DLR-RM / stable-baselines3

PyTorch version of Stable Baselines, reliable implementations of reinforcement learning algorithms.
https://stable-baselines3.readthedocs.io
MIT License
8.69k stars 1.65k forks source link

Deadlock when running model.learn on a SubprocVecEnv #1814

Open 1-Bart-1 opened 7 months ago

1-Bart-1 commented 7 months ago

🐛 Bug

When running model.learn on a SubprocVecEnv as follows:

env = make_vec_env(ENV_ID, n_envs=cpus, vec_env_cls=SubprocVecEnv, vec_env_kwargs=dict(start_method="spawn")) model = SAC(**kwargs, env=env) model.learn(N_TIMESTEPS, callback=eval_callback)

the program ends up in a deadlock.
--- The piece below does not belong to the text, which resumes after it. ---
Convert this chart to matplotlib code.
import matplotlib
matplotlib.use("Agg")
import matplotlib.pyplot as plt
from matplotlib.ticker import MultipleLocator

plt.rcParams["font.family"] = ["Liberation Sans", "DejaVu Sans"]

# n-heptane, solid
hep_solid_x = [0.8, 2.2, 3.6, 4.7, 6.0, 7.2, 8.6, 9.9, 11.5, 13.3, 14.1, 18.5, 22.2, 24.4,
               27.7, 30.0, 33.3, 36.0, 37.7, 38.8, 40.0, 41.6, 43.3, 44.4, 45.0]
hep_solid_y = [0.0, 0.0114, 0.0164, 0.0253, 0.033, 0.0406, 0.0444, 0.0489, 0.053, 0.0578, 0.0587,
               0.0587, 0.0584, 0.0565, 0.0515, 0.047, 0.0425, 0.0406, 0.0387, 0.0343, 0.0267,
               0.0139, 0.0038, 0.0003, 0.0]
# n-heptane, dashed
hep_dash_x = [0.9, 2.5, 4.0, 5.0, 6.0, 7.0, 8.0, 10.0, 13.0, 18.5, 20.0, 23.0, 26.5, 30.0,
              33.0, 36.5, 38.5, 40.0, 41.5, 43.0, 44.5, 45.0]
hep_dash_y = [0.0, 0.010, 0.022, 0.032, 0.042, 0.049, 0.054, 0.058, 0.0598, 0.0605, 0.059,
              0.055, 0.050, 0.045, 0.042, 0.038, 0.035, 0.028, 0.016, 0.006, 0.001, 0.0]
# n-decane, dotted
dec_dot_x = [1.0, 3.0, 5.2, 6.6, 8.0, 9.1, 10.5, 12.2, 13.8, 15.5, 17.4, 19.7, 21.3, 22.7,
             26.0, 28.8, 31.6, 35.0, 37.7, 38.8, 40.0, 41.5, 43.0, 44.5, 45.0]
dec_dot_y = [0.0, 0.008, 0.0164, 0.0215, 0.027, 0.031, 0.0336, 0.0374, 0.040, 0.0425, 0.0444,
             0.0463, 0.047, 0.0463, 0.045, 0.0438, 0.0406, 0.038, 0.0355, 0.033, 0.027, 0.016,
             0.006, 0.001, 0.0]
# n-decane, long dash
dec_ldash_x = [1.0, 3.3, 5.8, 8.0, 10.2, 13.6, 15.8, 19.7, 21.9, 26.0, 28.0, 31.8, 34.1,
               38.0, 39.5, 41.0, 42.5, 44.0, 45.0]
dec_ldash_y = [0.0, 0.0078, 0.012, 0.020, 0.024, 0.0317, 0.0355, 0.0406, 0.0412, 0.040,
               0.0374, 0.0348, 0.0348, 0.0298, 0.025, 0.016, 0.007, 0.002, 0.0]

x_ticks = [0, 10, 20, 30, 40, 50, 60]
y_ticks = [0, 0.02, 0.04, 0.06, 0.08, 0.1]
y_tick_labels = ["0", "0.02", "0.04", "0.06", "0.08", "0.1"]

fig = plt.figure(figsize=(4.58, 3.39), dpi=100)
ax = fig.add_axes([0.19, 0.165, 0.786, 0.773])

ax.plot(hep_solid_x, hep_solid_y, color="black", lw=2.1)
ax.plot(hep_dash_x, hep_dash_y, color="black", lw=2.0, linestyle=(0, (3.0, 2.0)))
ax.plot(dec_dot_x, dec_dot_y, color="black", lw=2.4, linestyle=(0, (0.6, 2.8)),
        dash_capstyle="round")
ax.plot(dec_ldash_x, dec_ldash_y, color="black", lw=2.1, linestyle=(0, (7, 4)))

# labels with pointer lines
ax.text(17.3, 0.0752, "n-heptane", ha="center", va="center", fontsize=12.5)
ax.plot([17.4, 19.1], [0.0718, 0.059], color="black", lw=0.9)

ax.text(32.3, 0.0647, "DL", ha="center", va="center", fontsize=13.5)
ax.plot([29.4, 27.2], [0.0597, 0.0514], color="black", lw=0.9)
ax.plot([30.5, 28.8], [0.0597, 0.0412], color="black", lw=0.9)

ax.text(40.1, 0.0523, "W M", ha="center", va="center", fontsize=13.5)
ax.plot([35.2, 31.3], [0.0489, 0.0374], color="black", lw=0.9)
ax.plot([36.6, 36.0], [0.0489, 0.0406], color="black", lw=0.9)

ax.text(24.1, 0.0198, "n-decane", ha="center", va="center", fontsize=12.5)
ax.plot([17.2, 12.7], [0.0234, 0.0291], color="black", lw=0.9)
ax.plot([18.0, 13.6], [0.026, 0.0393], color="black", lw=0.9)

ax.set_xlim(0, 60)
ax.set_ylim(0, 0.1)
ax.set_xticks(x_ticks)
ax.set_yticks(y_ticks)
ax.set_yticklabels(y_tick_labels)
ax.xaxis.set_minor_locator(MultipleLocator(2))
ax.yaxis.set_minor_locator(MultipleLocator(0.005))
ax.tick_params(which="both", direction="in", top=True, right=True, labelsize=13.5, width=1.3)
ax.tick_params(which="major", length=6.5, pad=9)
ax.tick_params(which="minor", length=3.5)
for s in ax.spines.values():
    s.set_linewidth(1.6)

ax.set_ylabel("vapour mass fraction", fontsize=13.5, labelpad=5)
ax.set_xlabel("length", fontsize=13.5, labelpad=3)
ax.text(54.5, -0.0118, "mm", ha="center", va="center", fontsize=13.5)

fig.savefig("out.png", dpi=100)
This is likely because I am using a custom environment which is running julia code by using juliacall. The solution is to change CloudpickleWrapper to a DillWrapper as follows:

in stable_baselines3.common.vec_env.base_vec_env.py ` import dill class DillWrapper: def init(self, var: Any): self.var = var

def __getstate__(self) -> Any:
    return dill.dumps(self.var)

def __setstate__(self, var: Any) -> None:
    self.var = dill.loads(var)

`

And use DillWrapper instead of CloudpickleWrapper in stable_baselines3.common.vec_env.subproc_vec_env.py By doing this, the problem seems to be less often, but not completely solved.
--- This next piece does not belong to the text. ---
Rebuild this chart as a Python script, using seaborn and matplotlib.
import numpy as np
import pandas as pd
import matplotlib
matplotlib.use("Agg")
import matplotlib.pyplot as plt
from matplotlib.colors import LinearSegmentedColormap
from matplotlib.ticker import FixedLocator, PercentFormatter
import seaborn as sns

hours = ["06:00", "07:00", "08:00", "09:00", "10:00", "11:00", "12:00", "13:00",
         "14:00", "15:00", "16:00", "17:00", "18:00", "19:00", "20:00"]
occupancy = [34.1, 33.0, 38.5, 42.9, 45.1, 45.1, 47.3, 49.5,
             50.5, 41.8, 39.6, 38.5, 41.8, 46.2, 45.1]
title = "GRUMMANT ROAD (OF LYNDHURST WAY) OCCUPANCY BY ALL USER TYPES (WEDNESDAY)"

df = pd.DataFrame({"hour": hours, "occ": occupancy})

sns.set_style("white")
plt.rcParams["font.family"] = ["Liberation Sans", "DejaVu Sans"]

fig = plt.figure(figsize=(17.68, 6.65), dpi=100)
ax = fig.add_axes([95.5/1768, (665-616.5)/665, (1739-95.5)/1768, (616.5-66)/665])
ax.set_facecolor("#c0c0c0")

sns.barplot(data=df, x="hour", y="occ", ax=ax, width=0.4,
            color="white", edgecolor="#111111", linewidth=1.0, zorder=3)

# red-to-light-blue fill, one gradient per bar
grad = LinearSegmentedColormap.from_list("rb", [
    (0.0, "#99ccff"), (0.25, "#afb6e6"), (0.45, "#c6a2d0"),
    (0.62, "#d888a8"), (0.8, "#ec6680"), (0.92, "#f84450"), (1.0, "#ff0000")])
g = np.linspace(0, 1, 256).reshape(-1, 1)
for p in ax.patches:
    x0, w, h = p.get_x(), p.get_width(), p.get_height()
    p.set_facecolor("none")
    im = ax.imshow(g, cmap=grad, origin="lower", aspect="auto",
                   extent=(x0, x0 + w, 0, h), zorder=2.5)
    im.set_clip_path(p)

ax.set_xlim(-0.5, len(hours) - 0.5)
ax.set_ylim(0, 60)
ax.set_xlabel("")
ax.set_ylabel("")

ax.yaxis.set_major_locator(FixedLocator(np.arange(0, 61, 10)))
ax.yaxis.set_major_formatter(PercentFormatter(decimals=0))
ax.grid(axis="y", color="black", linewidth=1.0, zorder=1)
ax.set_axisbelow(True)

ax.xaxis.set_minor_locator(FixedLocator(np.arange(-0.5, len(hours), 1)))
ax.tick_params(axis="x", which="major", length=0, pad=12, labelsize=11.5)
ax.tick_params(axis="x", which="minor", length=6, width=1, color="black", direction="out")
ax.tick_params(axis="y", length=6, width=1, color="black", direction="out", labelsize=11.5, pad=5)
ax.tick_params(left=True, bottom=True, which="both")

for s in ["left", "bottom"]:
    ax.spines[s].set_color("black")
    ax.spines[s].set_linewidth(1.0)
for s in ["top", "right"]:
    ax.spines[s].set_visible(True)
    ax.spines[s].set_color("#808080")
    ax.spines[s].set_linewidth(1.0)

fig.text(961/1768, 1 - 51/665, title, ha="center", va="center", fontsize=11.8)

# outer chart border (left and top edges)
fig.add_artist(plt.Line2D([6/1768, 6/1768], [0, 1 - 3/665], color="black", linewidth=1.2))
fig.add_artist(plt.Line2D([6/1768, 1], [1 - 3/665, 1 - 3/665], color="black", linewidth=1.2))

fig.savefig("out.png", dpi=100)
I am running the code with the following command: apptainer exec \ --env PYTHON_JULIACALL_SYSIMAGE=/cluster/home/bartva/BOAT/Simulation/Kite/trainer/.JlEnv.so \ --bind /cluster/work/bartva \ --nv \ .kite-app.sif python -u BOAT/Simulation/Kite/trainer/hyperparam-tuning.py \ --trials 500 \ --startup_trials 5 \ --evaluations 5 \ --steps 200000 \ --episodes 10 \ --cpus 0 \ --verbose 2 \

Code example

KiteEnv.py:

import os
from shutil import copy, rmtree
import numpy as np
import gymnasium as gym
from gymnasium import spaces
import random
import yaml
from uuid import uuid4
from .utils import get_args

args = get_args()

curdir = os.path.dirname(__file__)
path = os.path.join(curdir, "../.JlEnv.so")
main_data_dir = "/cluster/work/bartva/data"

class KiteEnv(gym.Env):

  def __init__(self):        
    self.action_space = spaces.Box(low=-1, high=1, shape=(2,), dtype=np.float32)
            # range:
            #   depower: [0, 1], steering [-1, 1]
            # conversion: 
    self.observation_space = spaces.Box(low=-1, high=1, shape=(9,), dtype=np.float32)
            # [w_old, x_old, y_old, z_old, w, x, y, z, force]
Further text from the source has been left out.